Copy the lines of the data below exactly, starting at the first and stopping after the line that contains "(4,-4) -- (1010,-4);"; include no pictures.
____
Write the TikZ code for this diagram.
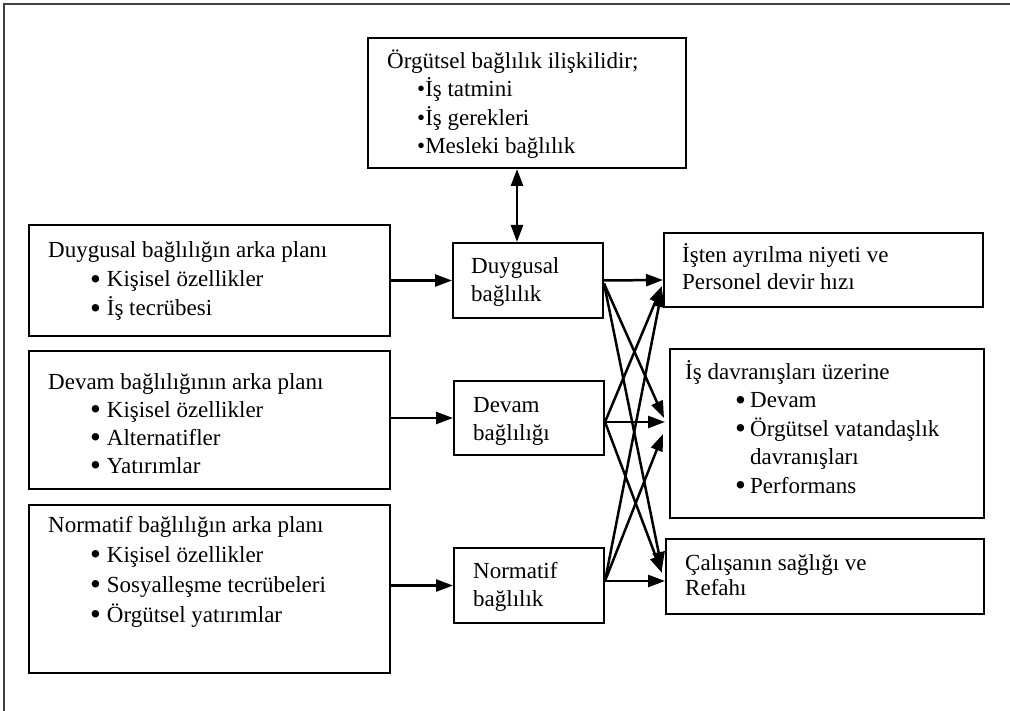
\documentclass[tikz,border=0pt]{standalone}
\usepackage{fontspec}
\setmainfont{Liberation Serif}
\usetikzlibrary{arrows.meta}
\tikzset{
  box/.style={draw=black, line width=2pt, rectangle, inner sep=0pt, anchor=north west},
  txt/.style={anchor=base west, align=left, inner sep=0pt, font=\fontsize{23}{28.5}\selectfont},
  conn/.style={line width=2.5pt, -{Triangle[length=17pt,width=12pt]}},
  frame/.style={draw=black!75, line width=1.4pt}
}
\newcommand{\bigbul}{\raisebox{-2.5pt}{\fontsize{31}{31}\selectfont •}}
\newcommand{\bul}[1]{\hspace*{42pt}\makebox[16.7pt][l]{\bigbul}#1}
\newcommand{\rbul}[1]{\hspace*{50pt}\makebox[15pt][l]{\bigbul}#1}
\begin{document}
\begin{tikzpicture}[x=1pt,y=1pt]
\useasboundingbox (0,0) rectangle (1010,-711);
\draw[frame] (4,-711) -- (4,-4) -- (1010,-4);

% boxes
\node[box, minimum width=318, minimum height=130] (top) at (367,-37) {};
\node[box, minimum width=361, minimum height=111] (b1) at (28,-224) {};
\node[box, minimum width=361, minimum height=138] (b2) at (28,-350) {};
\node[box, minimum width=361, minimum height=168] (b3) at (28,-504) {};
\node[box, minimum width=150, minimum height=75] (d) at (452,-242) {};
\node[box, minimum width=150, minimum height=74] (v) at (453,-380) {};
\node[box, minimum width=150, minimum height=75] (n) at (453,-547) {};
\node[box, minimum width=319, minimum height=74] (r1) at (663,-232) {};
\node[box, minimum width=314, minimum height=169] (r2) at (669,-348) {};
\node[box, minimum width=318, minimum height=75] (r3) at (665,-538) {};

% texts (anchored at the baseline of the last line)
\node[txt] (topt) at (387,-154) {Örgütsel bağlılık ilişkilidir;\\\hspace*{30pt}•İş tatmini\\\hspace*{30pt}•İş gerekleri\\\hspace*{30pt}•Mesleki bağlılık};
\node[txt, font=\fontsize{23}{29}\selectfont] (b1t) at (48,-316) {Duygusal bağlılığın arka planı\\\bul{Kişisel özellikler}\\\bul{İş tecrübesi}};
\node[txt, font=\fontsize{23}{28}\selectfont] (b2t) at (48,-473) {Devam bağlılığının arka planı\\\bul{Kişisel özellikler}\\\bul{Alternatifler}\\\bul{Yatırımlar}};
\node[txt, font=\fontsize{23}{30}\selectfont] (b3t) at (48,-622) {Normatif bağlılığın arka planı\\\bul{Kişisel özellikler}\\\bul{Sosyalleşme tecrübeleri}\\\bul{Örgütsel yatırımlar}};
\node[txt, font=\fontsize{23}{28}\selectfont] (dt) at (471,-302) {Duygusal\\bağlılık};
\node[txt, font=\fontsize{23}{28}\selectfont] (vt) at (473,-440) {Devam\\bağlılığı};
\node[txt, font=\fontsize{23}{28}\selectfont] (nt) at (473,-606) {Normatif\\bağlılık};
\node[txt, font=\fontsize{23}{27}\selectfont] (r1t) at (682,-290) {İşten ayrılma niyeti ve\\Personel devir hızı};
\node[txt] (r2t) at (685,-493) {İş davranışları üzerine\\\rbul{Devam}\\\rbul{Örgütsel vatandaşlık}\\\hspace*{65pt}davranışları\\\rbul{Performans}};
\node[txt, font=\fontsize{23}{25}\selectfont] (r3t) at (685,-595) {Çalışanın sağlığı ve\\Refahı};

% connectors
\draw[line width=2.5pt, {Triangle[length=17pt,width=12pt]}-{Triangle[length=17pt,width=12pt]}]
  ([xshift=-11pt]d.north |- top.south) -- ([xshift=-11pt]d.north);
\draw[conn] (b1.east |- d.west) -- (d.west);
\draw[conn] (b2.east |- v.west) -- (v.west);
\draw[conn] (b3.east |- n.west) -- (n.west);

\draw[conn] (d.east) -- ([yshift=0.5pt]r1.west |- d.east);
\draw[conn] ([yshift=-3pt]d.east) -- ([xshift=-5pt,yshift=15.5pt]r2.west);
\draw[conn] ([yshift=-3pt]d.east) -- ([xshift=-3pt,yshift=7.5pt]r3.west);

\draw[conn] ([yshift=-4pt]v.east) -- ([xshift=-1pt,yshift=-16pt]r1.west);
\draw[conn] ([yshift=-4pt]v.east) -- ([xshift=-4pt,yshift=11.5pt]r2.west);
\draw[conn] ([yshift=-4pt]v.east) -- ([xshift=-3pt,yshift=3.5pt]r3.west);

\draw[conn] ([yshift=4.5pt]n.east) -- ([xshift=-1pt,yshift=-20pt]r1.west);
\draw[conn] ([yshift=4.5pt]n.east) -- ([xshift=-6pt,yshift=-0.5pt]r2.west);
\draw[conn] ([yshift=4.5pt]n.east) -- ([xshift=0pt,yshift=-4.5pt]r3.west);
\end{tikzpicture}
\end{document}
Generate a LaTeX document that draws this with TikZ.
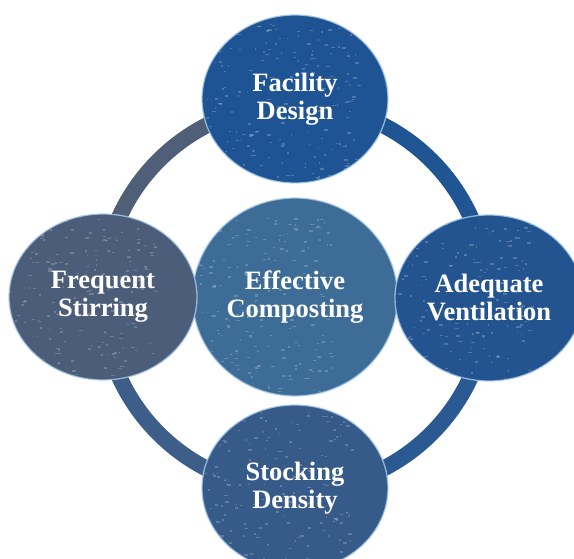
\documentclass[tikz,border=0pt]{standalone}
\usepackage{fontspec}
\setmainfont{Liberation Serif}
\usetikzlibrary{shapes.geometric}
\definecolor{cfac}{HTML}{1E5493}
\definecolor{cstir}{HTML}{4B5D78}
\definecolor{ccomp}{HTML}{3D6C96}
\definecolor{cvent}{HTML}{23548F}
\definecolor{cstock}{HTML}{375B89}
\definecolor{ringgray}{HTML}{4F5F78}
\definecolor{ringgb}{HTML}{3D5E88}
\definecolor{ringblue}{HTML}{1F5593}
\definecolor{ringblue2}{HTML}{2A5A91}
\definecolor{rimc}{HTML}{A9CCEB}
\begin{document}
\begin{tikzpicture}[x=1pt,y=-1pt,
  specks/.style={path picture={
    \pgfmathsetseed{#1}
    \foreach \k in {1,...,320}{
      \fill[white,opacity=0.2,shift={(path picture bounding box.center)}]
        (rand*105,rand*100) rectangle ++(0.8+rnd*3.5,0.9+rnd*1.2);
    }}},
  bubble/.style={ellipse, draw=rimc, draw opacity=0.8, line width=1.3pt,
    text=white, font=\bfseries\fontsize{26.5}{28}\selectfont, align=center, inner sep=0pt},
  ringarc/.style={line width=16pt}]
\useasboundingbox (0,0) rectangle (574,559);
% ring
\coordinate (rc) at (295,297);
\draw[ringarc, ringgray] (rc) ++(180:193) arc (180:270:193);
\draw[ringarc, ringgb] (rc) ++(90:193) arc (90:180:193);
\draw[ringarc, ringblue] (rc) ++(270:193) arc (270:360:193);
\draw[ringarc, ringblue2] (rc) ++(0:193) arc (0:90:193);
% bubbles
\node[bubble, fill=ccomp, specks=11, minimum width=205pt, minimum height=198pt] (comp) at (295,297) {Effective\\Composting};
\node[bubble, fill=cfac, specks=12, minimum width=186pt, minimum height=168pt] (fac) at (295,99) {Facility\\Design};
\node[bubble, fill=cstir, specks=13, minimum width=188pt, minimum height=166pt] (stir) at (103,297) {Frequent\\Stirring};
\node[bubble, fill=cvent, specks=14, minimum width=188pt, minimum height=166pt] (vent) at (489,298) {Adequate\\Ventilation};
\node[bubble, fill=cstock, specks=15, minimum width=186pt, minimum height=166pt] (stock) at (295,488) {Stocking\\Density};
\end{tikzpicture}
\end{document}
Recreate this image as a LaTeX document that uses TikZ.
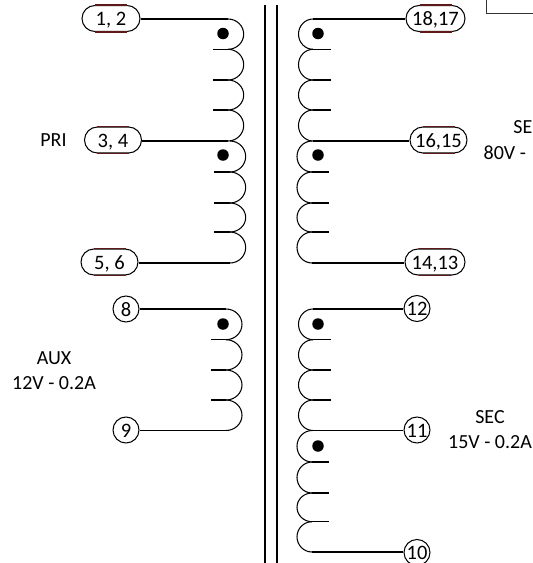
\documentclass[tikz,border=0pt]{standalone}
\usepackage{fontspec}
\setmainfont{Carlito}
\usetikzlibrary{shapes.misc}
\definecolor{pillred}{RGB}{95,25,25}
\tikzset{
  wire/.style={draw=black,line width=1.05pt},
  core/.style={draw=black,line width=1.1pt},
  pin/.style={draw=black,line width=1.05pt,circle,minimum size=26pt,inner sep=0pt,text height=14pt,text depth=0pt,font=\fontsize{20.5}{20.5}\selectfont},
  pill/.style={draw=black,line width=1.05pt,rounded rectangle,minimum height=26pt,inner sep=0pt,text height=14pt,text depth=0pt,font=\fontsize{20.5}{20.5}\selectfont},
  pillmark/.style={draw=pillred,line width=1.2pt},
  lbl/.style={inner sep=0pt,font=\fontsize{20}{20}\selectfont},
  dotmark/.style={fill=black,draw=none,circle,minimum size=11.5pt,inner sep=0pt},
}
% #1 x of the open side, #2 y0, #3 y1, #4 signed bulge
\newcommand{\turn}[4]{\draw[wire] (#1,#2) .. controls ({#1+0.55*#4},#2) and ({#1+#4},{#2+0.225*(#3-#2)}) .. ({#1+#4},{(#2+#3)/2}) .. controls ({#1+#4},{#2+0.775*(#3-#2)}) and ({#1+0.55*#4},#3) .. (#1,#3);}
\begin{document}
\begin{tikzpicture}[x=1pt,y=-1pt]
\useasboundingbox (0,0) rectangle (533,563);
\clip (0,0) rectangle (533,563);
% core
\coordinate (c1t) at (265,5); \coordinate (c1b) at (265,563);
\coordinate (c2t) at (277,5); \coordinate (c2b) at (277,563);
\draw[core] (c1t) -- (c1b);
\draw[core] (c2t) -- (c2b);
% terminals
\node[pill,minimum width=58pt] (p12) at (111,18.5) {1, 2};
\node[pill,minimum width=57pt] (p34) at (113,140) {3, 4};
\node[pill,minimum width=57pt] (p56) at (109.5,262) {5, 6};
\node[pill,minimum width=59pt] (p1817) at (435.5,18.5) {18,17};
\node[pill,minimum width=57pt] (p1615) at (438.5,140) {16,15};
\node[pill,minimum width=60pt] (p1413) at (435,262) {14,13};
\foreach \n in {p12,p34,p56,p1817,p1615,p1413}{
  \draw[pillmark] ([xshift=-16pt]\n.north) -- ([xshift=16pt]\n.north);
  \draw[pillmark] ([xshift=-16pt]\n.south) -- ([xshift=16pt]\n.south);
}
\node[pin] (t8) at (126,309) {8};
\node[pin] (t9) at (126,430) {9};
\node[pin] (t12) at (417,308.5) {12};
\node[pin] (t11) at (417,430) {11};
\node[pin] (t10) at (417,552.5) {10};
% winding ends
\coordinate (w12) at (228,19);
\coordinate (w34) at (228,141);
\coordinate (w56) at (230,263);
\coordinate (w1817) at (313,19);
\coordinate (w1615) at (313,141);
\coordinate (w1413) at (312,263);
\coordinate (w8) at (226,309);
\coordinate (w9) at (226,430.5);
\coordinate (w12s) at (313,309);
\coordinate (w11s) at (313,430.5);
\coordinate (w10s) at (312,552);
\draw[wire] (p12.east |- w12) -- (w12);
\draw[wire] (p34.east |- w34) -- (w34);
\draw[wire] (p56.east |- w56) -- (w56);
\draw[wire] (w1817) -- (p1817.west |- w1817);
\draw[wire] (w1615) -- (p1615.west |- w1615);
\draw[wire] (w1413) -- (p1413.west |- w1413);
\draw[wire] (t8.east |- w8) -- (w8);
\draw[wire] (t9.east |- w9) -- (w9);
\draw[wire] (w12s) -- (t12.west |- w12s);
\draw[wire] (w11s) -- (t11.west |- w11s);
\draw[wire] (w10s) -- (t10.west |- w10s);
% primary winding
\turn{228}{19}{49.3}{15.7}\turn{228}{49.3}{80}{15.7}\turn{228}{80}{110}{15.7}\turn{228}{110}{141}{15.7}
\turn{230}{141}{172}{15.7}\turn{230}{172}{203}{15.7}\turn{230}{203}{232}{15.7}\turn{230}{232}{263}{15.7}
\foreach \y in {49.3,80,110}{\draw[wire] (213,\y) -- (228,\y);}
\foreach \y in {172,203,232}{\draw[wire] (214,\y) -- (230,\y);}
% 80 V secondary
\turn{313}{19}{49.3}{-14.5}\turn{313}{49.3}{80}{-14.5}\turn{313}{80}{110}{-14.5}\turn{313}{110}{141}{-14.5}
\turn{312}{141}{172}{-15}\turn{312}{172}{203}{-15}\turn{312}{203}{232}{-15}\turn{312}{232}{263}{-15}
\foreach \y in {49.3,80,110}{\draw[wire] (313,\y) -- (331,\y);}
\foreach \y in {172,203,232}{\draw[wire] (312,\y) -- (329,\y);}
% aux winding
\turn{226}{309}{339.7}{16}\turn{226}{339.7}{370}{16}\turn{226}{370}{400}{16}\turn{226}{400}{430.5}{16}
\foreach \y in {339.7,370,400}{\draw[wire] (211,\y) -- (226,\y);}
% 15 V secondary
\turn{313}{309}{339.7}{-14.5}\turn{313}{339.7}{370}{-14.5}\turn{313}{370}{400}{-14.5}\turn{313}{400}{430.5}{-14.5}
\turn{312}{430.5}{462}{-15}\turn{312}{462}{493}{-15}\turn{312}{493}{521.7}{-15}\turn{312}{521.7}{552}{-15}
\foreach \y in {339.7,370,400}{\draw[wire] (313,\y) -- (331,\y);}
\foreach \y in {462,493,521.7}{\draw[wire] (312,\y) -- (329,\y);}
% dots
\node[dotmark] (d1) at (223,33.5) {};
\node[dotmark] (d2) at (223,155) {};
\node[dotmark] (d3) at (318,33.5) {};
\node[dotmark] (d4) at (318,155) {};
\node[dotmark] (d5) at (223,324) {};
\node[dotmark] (d6) at (318,324) {};
\node[dotmark] (d7) at (318,446) {};
% labels
\node[lbl] (lpri) at (53.5,140) {PRI};
\node[lbl] (laux) at (54,358) {AUX};
\node[lbl] (laux2) at (54,383) {12V - 0.2A};
\node[lbl] (lsec) at (490,417) {SEC};
\node[lbl] (lsec2) at (490,442) {15V - 0.2A};
\node[lbl,anchor=east] (lse) at (532.5,127) {SE};
\node[lbl,anchor=west] (l80) at (483.5,153) {80V -};
% cut-off box
\coordinate (b1) at (486,0); \coordinate (b2) at (486,13); \coordinate (b3) at (533,13);
\draw[draw=black!80,line width=0.9pt] (b1) -- (b2) -- (b3);
\end{tikzpicture}
\end{document}
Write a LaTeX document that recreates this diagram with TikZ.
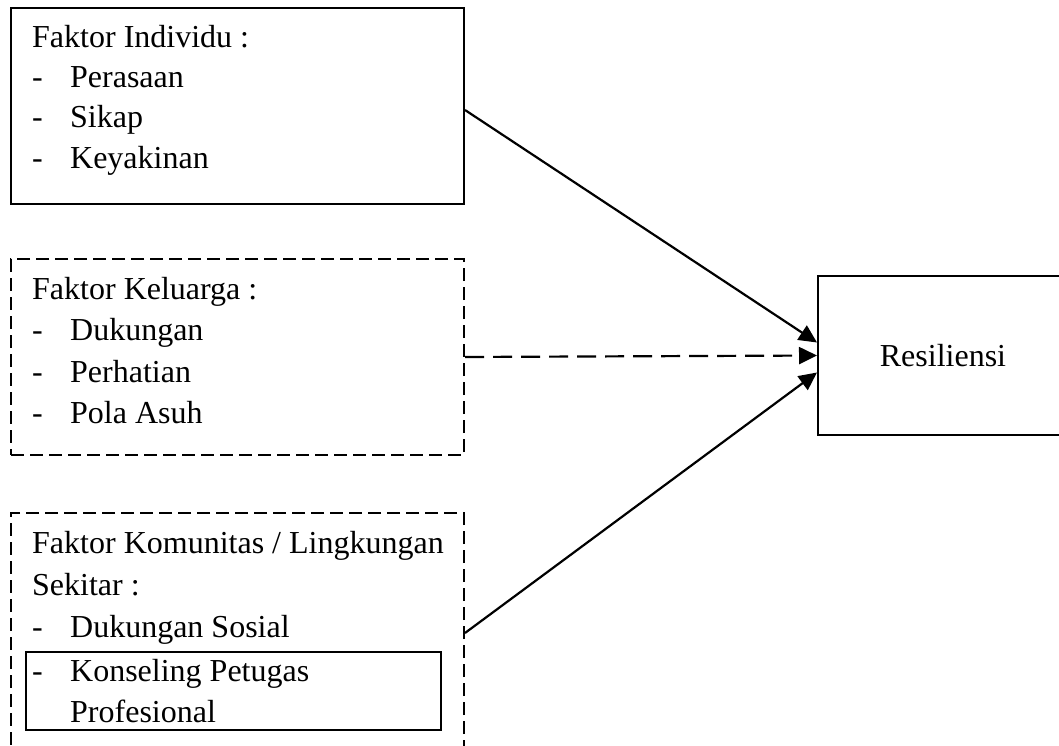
____
Answer
Write the TikZ code for this diagram.
\documentclass[tikz,border=0pt]{standalone}
\usepackage{fontspec}
\setmainfont{Liberation Serif}
\usetikzlibrary{arrows.meta}
\tikzset{
  box/.style={draw=black, line width=2pt, rectangle, inner sep=0pt, anchor=north west},
  txt/.style={anchor=base west, align=left, inner sep=0pt, font=\fontsize{23}{28.5}\selectfont},
  conn/.style={line width=2.5pt, -{Triangle[length=17pt,width=12pt]}},
  frame/.style={draw=black!75, line width=1.4pt}
}
\newcommand{\bigbul}{\raisebox{-2.5pt}{\fontsize{31}{31}\selectfont •}}
\newcommand{\bul}[1]{\hspace*{42pt}\makebox[16.7pt][l]{\bigbul}#1}
\newcommand{\rbul}[1]{\hspace*{50pt}\makebox[15pt][l]{\bigbul}#1}
\begin{document}
\begin{tikzpicture}[x=1pt,y=1pt]
\useasboundingbox (0,0) rectangle (1010,-711);
\draw[frame] (4,-711) -- (4,-4) -- (1010,-4);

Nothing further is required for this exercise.